The first way to go about calculating percentage change is to **subtract the old amount from the new amount and then divide that by the old amount**.

## Calculating Percentage Change – Method #2

The second way is to **divide the new amount by the old amount and then subtract 1**.

Both methods will result in the **exact same answer**, and you'll be able to see the percentage the amount has changed by.

Is one method better than the other? Not really! **Method 2 is a little shorter** to write because no parentheses are needed. Other than that, there's not much advantage to using one over the other. It's up to you.

**Tell me, which way do you prefer? Leave a comment and let me know. **

The second method is much faster to write…

I default to a/b-1, however (a-b)/b has the advantage of being able to easily modify the formula when calculating the contribution to a total change.

Where the values are component parts of a total and you want to know the impact of a change on the total, you can easily modify to (a-b)/total to get the %pt impact on total change.

This is a very useful topic and formula. I use methold 1 often.

I prefer the new/old-1 formula.

Los dos metodos son buenos dependeria de en que lo usaria uno o el otro

I’m not comfortable with method #2. It just doesn’t LOOK right, even though it is right. When auditing formulas, much time can be spent tracking down which expressions should be parenthesized and which should not. I’m all for simplifying formulas, but this one could take my attention from the importance of grouping expressions in other formulas. Maybe I’m just lazy.

They are algebraically the same.

Prove: (x – y) / y = x/y – 1

(x – y) / y is the same as

1/y * (x – y)

Using the distributive property we get

x/y – y/y

Since y/y = 1 we get

x/y – 1.

I am old school…I prefer method 1 [(new-old)/old]. I think it’s because I can understand it….I am not sure of the voodoo magic behind method 2!

I just use the same formula I learned in grade school – method 1, I never even considered method 2.

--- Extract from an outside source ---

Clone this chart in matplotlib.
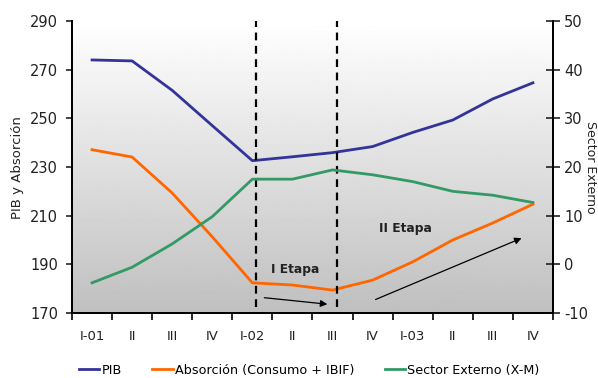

Wow that was very useful and I think second method is easy but why minus sign

What can we do to keep the data clean when the calculation returns ” #DIV/0! “? A temporary solution that I have found so far is ” =IFERROR(((a-b)/a)*100,0) “, which returns zero. I am keen to learn other ways as I’m maintaining a table that calculate these percentage differences however sometimes it can’t be divided as the cell value is zero. Thanks!

#1 because the syntax of the formula is clearer, especially for a subsequent user.

how do you calculate 4% of $45321

I prefer the second method.

With the first method, I always forget what should be in the denominator, if it is the old value or the new one.